(SET TASK) Return every line below as is, leaving out the pictures.

(RAW DATA)
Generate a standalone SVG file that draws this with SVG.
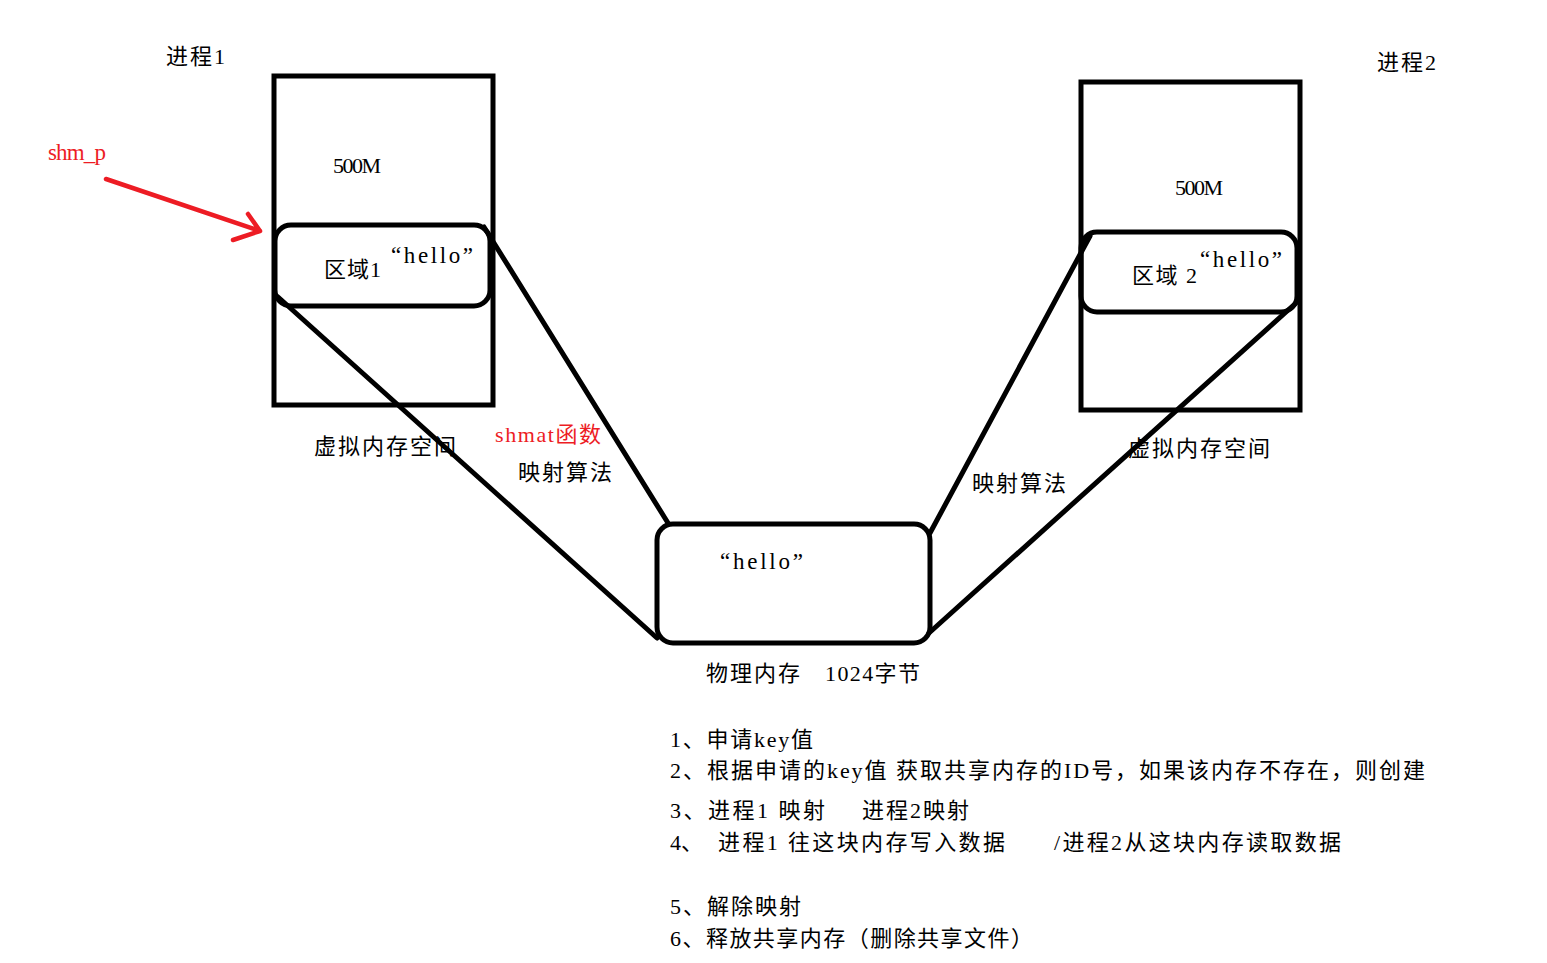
<svg xmlns="http://www.w3.org/2000/svg" width="1547" height="963" viewBox="0 0 1547 963">
<style>
text{font-family:"Liberation Serif","Noto Sans CJK SC",serif;font-size:22px;fill:#000}
.lat{font-size:23px}
.red{fill:#ed1c24}
.box{fill:none;stroke:#000;stroke-width:5}
.ln{fill:none;stroke:#000;stroke-width:5;stroke-linecap:round}
.arrow{fill:none;stroke:#ed1c24;stroke-width:4.5;stroke-linecap:round;stroke-linejoin:round}
</style>
<rect width="1547" height="963" fill="#fff"/>
<g id="connectors">
<line class="ln" x1="484" y1="227" x2="668" y2="523"/>
<line class="ln" x1="278" y1="297" x2="657" y2="638"/>
<line class="ln" x1="1090" y1="236" x2="930" y2="533"/>
<line class="ln" x1="1296" y1="303" x2="929" y2="633"/>
<path class="arrow" d="M106 179 L260 231 M248 214 L260 231 L233 240"/>
</g>
<g id="process1">
<text x="166" y="64" textLength="59">进程1</text>
<rect class="box" x="274" y="76" width="219" height="329"/>
<text x="333" y="173" textLength="48">500M</text>
</g>
<g id="region1">
<rect class="box" x="275" y="225" width="215" height="81" rx="16"/>
<text x="324" y="277" textLength="57">区域1</text>
<text class="lat" x="391" y="263" textLength="82">“hello”</text>
</g>
<g id="shm_p"><text class="red lat" x="48" y="160" textLength="58">shm_p</text></g>
<g id="process2">
<text x="1377" y="70" textLength="59">进程2</text>
<rect class="box" x="1081" y="82" width="219" height="328"/>
<text x="1175" y="195" textLength="48">500M</text>
</g>
<g id="region2">
<rect class="box" x="1081" y="232" width="216" height="80" rx="16"/>
<text x="1132" y="283" textLength="65">区域 2</text>
<text class="lat" x="1200" y="267" textLength="82">“hello”</text>
</g>
<g id="physical">
<rect class="box" x="657" y="524" width="273" height="119" rx="16"/>
<text class="lat" x="720" y="569" textLength="83">“hello”</text>
<text x="706" y="681" textLength="94">物理内存</text>
<text x="825" y="681" textLength="95">1024字节</text>
</g>
<g id="labels">
<text x="314" y="454" textLength="142">虚拟内存空间</text>
<text x="1128" y="456" textLength="142">虚拟内存空间</text>
<text class="red" x="495" y="442" textLength="106">shmat函数</text>
<text x="518" y="480" textLength="94">映射算法</text>
<text x="972" y="491" textLength="94">映射算法</text>
</g>
<g id="steps">
<text x="670" y="747" textLength="143">1、申请key值</text>
<text x="670" y="778" textLength="755">2、根据申请的key值 获取共享内存的ID号，如果该内存不存在，则创建</text>
<text x="670" y="818" textLength="155">3、进程1 映射</text>
<text x="862" y="818" textLength="107">进程2映射</text>
<text x="670" y="850">4、</text>
<text x="718" y="850" textLength="287">进程1 往这块内存写入数据</text>
<text x="1054" y="850" textLength="287">/进程2从这块内存读取数据</text>
<text x="670" y="914" textLength="131">5、解除映射</text>
<text x="670" y="946" textLength="363">6、释放共享内存（删除共享文件）</text>
</g>
</svg>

(PROBLEM SOLUTION)
Generate a standalone SVG file that draws this with SVG.
<svg xmlns="http://www.w3.org/2000/svg" width="1547" height="963" viewBox="0 0 1547 963">
<style>
text{font-family:"Liberation Serif","Noto Sans CJK SC",serif;font-size:22px;fill:#000}
.lat{font-size:23px}
.red{fill:#ed1c24}
.box{fill:none;stroke:#000;stroke-width:5}
.ln{fill:none;stroke:#000;stroke-width:5;stroke-linecap:round}
.arrow{fill:none;stroke:#ed1c24;stroke-width:4.5;stroke-linecap:round;stroke-linejoin:round}
</style>
<rect width="1547" height="963" fill="#fff"/>
<g id="connectors">
<line class="ln" x1="484" y1="227" x2="668" y2="523"/>
<line class="ln" x1="278" y1="297" x2="657" y2="638"/>
<line class="ln" x1="1090" y1="236" x2="930" y2="533"/>
<line class="ln" x1="1296" y1="303" x2="929" y2="633"/>
<path class="arrow" d="M106 179 L260 231 M248 214 L260 231 L233 240"/>
</g>
<g id="process1">
<text x="166" y="64" textLength="59">进程1</text>
<rect class="box" x="274" y="76" width="219" height="329"/>
<text x="333" y="173" textLength="48">500M</text>
</g>
<g id="region1">
<rect class="box" x="275" y="225" width="215" height="81" rx="16"/>
<text x="324" y="277" textLength="57">区域1</text>
<text class="lat" x="391" y="263" textLength="82">“hello”</text>
</g>
<g id="shm_p"><text class="red lat" x="48" y="160" textLength="58">shm_p</text></g>
<g id="process2">
<text x="1377" y="70" textLength="59">进程2</text>
<rect class="box" x="1081" y="82" width="219" height="328"/>
<text x="1175" y="195" textLength="48">500M</text>
</g>
<g id="region2">
<rect class="box" x="1081" y="232" width="216" height="80" rx="16"/>
<text x="1132" y="283" textLength="65">区域 2</text>
<text class="lat" x="1200" y="267" textLength="82">“hello”</text>
</g>
<g id="physical">
<rect class="box" x="657" y="524" width="273" height="119" rx="16"/>
<text class="lat" x="720" y="569" textLength="83">“hello”</text>
<text x="706" y="681" textLength="94">物理内存</text>
<text x="825" y="681" textLength="95">1024字节</text>
</g>
<g id="labels">
<text x="314" y="454" textLength="142">虚拟内存空间</text>
<text x="1128" y="456" textLength="142">虚拟内存空间</text>
<text class="red" x="495" y="442" textLength="106">shmat函数</text>
<text x="518" y="480" textLength="94">映射算法</text>
<text x="972" y="491" textLength="94">映射算法</text>
</g>
<g id="steps">
<text x="670" y="747" textLength="143">1、申请key值</text>
<text x="670" y="778" textLength="755">2、根据申请的key值 获取共享内存的ID号，如果该内存不存在，则创建</text>
<text x="670" y="818" textLength="155">3、进程1 映射</text>
<text x="862" y="818" textLength="107">进程2映射</text>
<text x="670" y="850">4、</text>
<text x="718" y="850" textLength="287">进程1 往这块内存写入数据</text>
<text x="1054" y="850" textLength="287">/进程2从这块内存读取数据</text>
<text x="670" y="914" textLength="131">5、解除映射</text>
<text x="670" y="946" textLength="363">6、释放共享内存（删除共享文件）</text>
</g>
</svg>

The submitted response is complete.